Conditional Adapters: Parameter-efficient Transfer Learning with Fast Inference
Tao Lei, Junwen Bai, Siddhartha Brahma, Joshua Ainslie, Kenton Lee, Yanqi Zhou, Nan Du, Vincent Y. Zhao, Yuexin Wu, Bo Li, Yu Zhang, Ming-Wei Chang
TL;DR
CoDA introduces a parameter-efficient transfer learning approach that adds lightweight adapters and a learned router to enable conditional computation in pretrained models. By sparsely activating heavy computation on a small subset of tokens per layer, CoDA achieves substantial inference speedups (2x–8x) with minimal accuracy loss, while preserving the full parameter budget of the original model. The method is demonstrated across NLP, vision, and speech with ablations showing the importance of learned routing and the ability to pretrain cheaply from dense baselines.
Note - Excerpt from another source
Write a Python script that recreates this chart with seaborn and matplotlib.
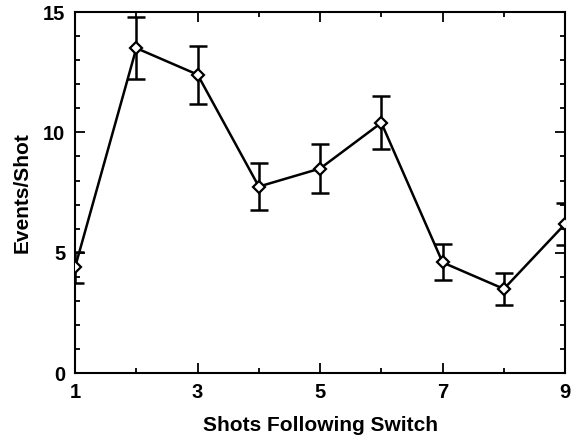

CoDA is compatible with other PETL techniques like LoRA, offering a practical path to scalable deployment of large pretrained models.
Abstract
We propose Conditional Adapter (CoDA), a parameter-efficient transfer learning method that also improves inference efficiency. CoDA generalizes beyond standard adapter approaches to enable a new way of balancing speed and accuracy using conditional computation. Starting with an existing dense pretrained model, CoDA adds sparse activation together with a small number of new parameters and a light-weight training phase. Our experiments demonstrate that the CoDA approach provides an unexpectedly efficient way to transfer knowledge. Across a variety of language, vision, and speech tasks, CoDA achieves a 2x to 8x inference speed-up compared to the state-of-the-art Adapter approaches with moderate to no accuracy loss and the same parameter efficiency.